Почва ходила под ногами, и было необходимо определяться, но не было у А. Соболя решимости К. Федина, А. Фадеева, Д. Мережковского, И. Бунина. Подобно своим героям, он восхищался способностью других ясно видеть, четко мыслить и упорно верить: «Янек знает, что надо убивать врагов, беспощадно давить их, как давят клопов, сметать с пути клопиные шкурки, всю нечисть, чтоб заново перепахать человеческую землю. Для Янека нет колебаний: тиха украинская ночь — чушь, дребедень: украинское собачье болото — и надо перевернуть его вверх дном, перекатавасить, чтоб этому самому тихому небу жутко стало, уж коли пошла водоверть — так пусть бурлит вовсю — несокрушимая, неуемная
» («Человек за бортом», III, 15). Но, так же как и они, не мог сделать выбор: «Да-да, чудесно имя твое, водоверть великая, но как, но как заставить сердце в муке двойной, в двух изгибах раненное, застыть, замереть…» («Человек за бортом», III, 15).Все изменилось в 1923 году, когда возникла угроза самому попасть под топор революционного террора. В августе 1922 г. на XII Всероссийской конференции РКП (б) обсуждался вопрос «Об антисоветских партиях и течениях». К этой конференции был приурочен открытый судебный процесс над руководителями партии эсеров, подтверждавший тезис о том, что «революция и в самом непосредственном смысле все еще находится в опасности
»6. Были выработаны «практические меры борьбы с буржуазным влиянием в различных сферах общественной жизни, особенно в… культурно-просветительских учреждениях, печати…»7. Вслед за ликвидацией небольшевистских партий, прошедшей в 1921–1923 гг., прокатилась волна репрессий в отношении их действительных и бывших членов.Общественно-политические процессы отражались и на литературной жизни. В 1922–1923 гг. формируется Рабочая Ассоциация Пролетарских поэтов, которая выступала за борьбу с усиливающимся буржуазным влиянием в литературе. В критике, основой которой становилось пролетарское, марксистско-ленинское мировоззрение, все чаще проявлялись категоричность суждений, ортодоксальность взглядов, революционная убежденность. Начиналось формирование идеологии и соответствующее «воспитание» литераторов.

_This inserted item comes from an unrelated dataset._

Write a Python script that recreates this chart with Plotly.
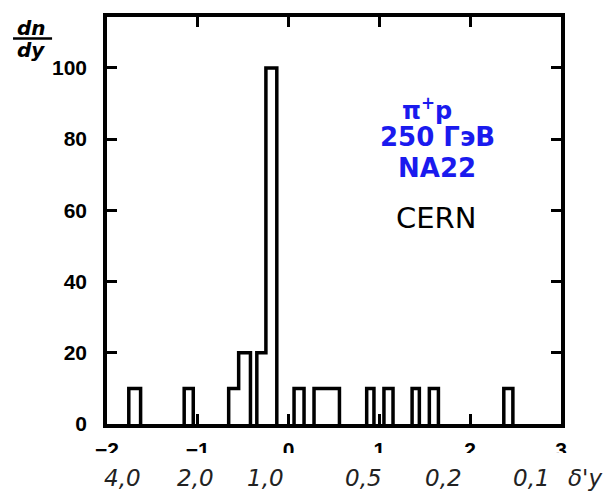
import plotly.graph_objects as go

# ---- data ----
bin_left = [-1.76, -1.15, -0.66, -0.55, -0.35, -0.25, 0.06, 0.28, 0.86, 1.05, 1.36, 1.55, 2.37]
bin_right = [-1.63, -1.05, -0.55, -0.42, -0.25, -0.13, 0.17, 0.56, 0.94, 1.15, 1.44, 1.65, 2.47]
counts = [10, 10, 10, 20, 20, 100, 10, 10, 10, 10, 10, 10, 10]

x_ticks = [-2, -1, 0, 1, 2, 3]
y_ticks = [0, 20, 40, 60, 80, 100]

dy_labels = ["4,0", "2,0", "1,0", "0,5", "0,2", "0,1"]
dy_values = [-1.83, -1.02, -0.25, 0.83, 1.71, 2.68]

# ---- build outline path of the histogram ----
px, py = [], []
prev_right = None
for l, r, h in zip(bin_left, bin_right, counts):
    if prev_right is not None and abs(l - prev_right) < 1e-9:
        px += [l, r]
        py += [h, h]
    else:
        if prev_right is not None:
            px += [prev_right, None]
            py += [0, None]
        px += [l, l, r]
        py += [0, h, h]
    prev_right = r
px.append(prev_right)
py.append(0)

fig = go.Figure()
fig.add_trace(go.Scatter(
    x=px, y=py, mode="lines",
    line=dict(color="black", width=3.5),
    cliponaxis=False, showlegend=False, hoverinfo="skip",
))

axis_common = dict(
    showline=True, linecolor="black", linewidth=3.5, mirror="ticks",
    ticks="inside", ticklen=10, tickwidth=3, tickcolor="black",
    showgrid=False, zeroline=False,
)
tick_font = dict(family="Liberation Sans Narrow, Liberation Sans", size=21,
                 color="black", weight="bold")

fig.update_layout(
    width=607, height=494,
    margin=dict(l=107, r=46, t=17, b=70),
    paper_bgcolor="white", plot_bgcolor="white",
    xaxis=dict(range=[-2, 3], tickvals=x_ticks, ticklabelstandoff=4,
               tickfont=tick_font, **axis_common),
    yaxis=dict(range=[0, 114.3], tickvals=y_ticks, ticklabelstandoff=12,
               tickfont=tick_font, **axis_common),
)

# white band hiding the lower half of the x tick labels (as in the scan)
fig.add_shape(type="rect", xref="paper", yref="paper",
              x0=-0.3, x1=1.2, y0=-0.25, y1=-0.071,
              fillcolor="white", line=dict(width=0), layer="above")

# second row of italic labels
ital = dict(family="DejaVu Sans", size=23, color="#222222", style="italic", weight=200)
for lab, v in zip(dy_labels, dy_values):
    fig.add_annotation(x=v, y=-0.133, xref="x", yref="paper", text=lab,
                       xanchor="center", yanchor="middle", showarrow=False, font=ital)
fig.add_annotation(x=1.052, y=-0.133, xref="paper", yref="paper", text="δ'y",
                   xanchor="center", yanchor="middle", showarrow=False, font=ital)

# dn/dy label
lab_font = dict(family="DejaVu Sans", size=20, color="black")
fig.add_annotation(x=-0.167, y=0.974, xref="paper", yref="paper", text="<b><i>dn</i></b>",
                   xanchor="center", yanchor="middle", showarrow=False, font=lab_font)
fig.add_annotation(x=-0.167, y=0.920, xref="paper", yref="paper", text="<b><i>dy</i></b>",
                   xanchor="center", yanchor="middle", showarrow=False, font=lab_font)
fig.add_shape(type="line", xref="paper", yref="paper", x0=-0.207, x1=-0.121,
              y0=0.947, y1=0.947, line=dict(color="black", width=2.5))

# experiment labels
blue = "#1a1aee"
ann = dict(xref="paper", yref="paper", xanchor="center", yanchor="middle", showarrow=False)
fig.add_annotation(x=0.705, y=0.775, text="<b>π<sup>+</sup>p</b>",
                   font=dict(family="DejaVu Sans", size=24, color=blue), **ann)
fig.add_annotation(x=0.727, y=0.705, text="<b>250 ГэВ</b>",
                   font=dict(family="DejaVu Sans", size=26, color=blue), **ann)
fig.add_annotation(x=0.727, y=0.628, text="<b>NA22</b>",
                   font=dict(family="DejaVu Sans", size=26, color=blue), **ann)
fig.add_annotation(x=0.725, y=0.506, text="CERN",
                   font=dict(family="DejaVu Sans", size=29, color="black"), **ann)

fig.write_html("out.html")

А. Соболь еще слишком хорошо помнил застенки ЧК в Одессе, куда он попал в феврале 1921 г. как «бывший эсер, бывший комиссар, бывший сотрудник буржуазных газет
»8, и нары Бутырской тюрьмы, из которой его удалось вызволить только спустя несколько месяцев благодаря помощи видных писателей во главе с М. Осоргиным. Кроме того, ему приходилось думать о семье: «при нем состояли: жена, ребенок, мать, теща, старая нянька, он был сам шестой. В это тяжкое время, когда каждый с трудом ухитрялся промышлять на себя одного, у него, на его узких, слабых плечах, было пять человек. Груз был слишком тяжелый»9. Берта Файвуш, встречавшаяся в сентябре 1923 года с А. Соболем в Москве, писала впоследствии: «В эту встречу, в 1923 году, мне впервые стало тревожно и больно за Андрея. В его глазах появилась беспокойная тоскливость, высокий лоб укладывался в складки, и тогда он впервые за время нашей дружбы жаловался мне на трудную жизнь»10.Последней каплей стала волна травли писателя в печати после опубликования романа «Бред», повестей «Салон-вагон», «Обломки» и рассказов о гражданской войне. Будучи обвиненным в реакционности, проистекающей из «жалкого идеологического багажа
»11, и приверженности «интеллигентским элементам, ликвидируемым революцией»12, Соболь был вынужден предпринимать ответные шаги.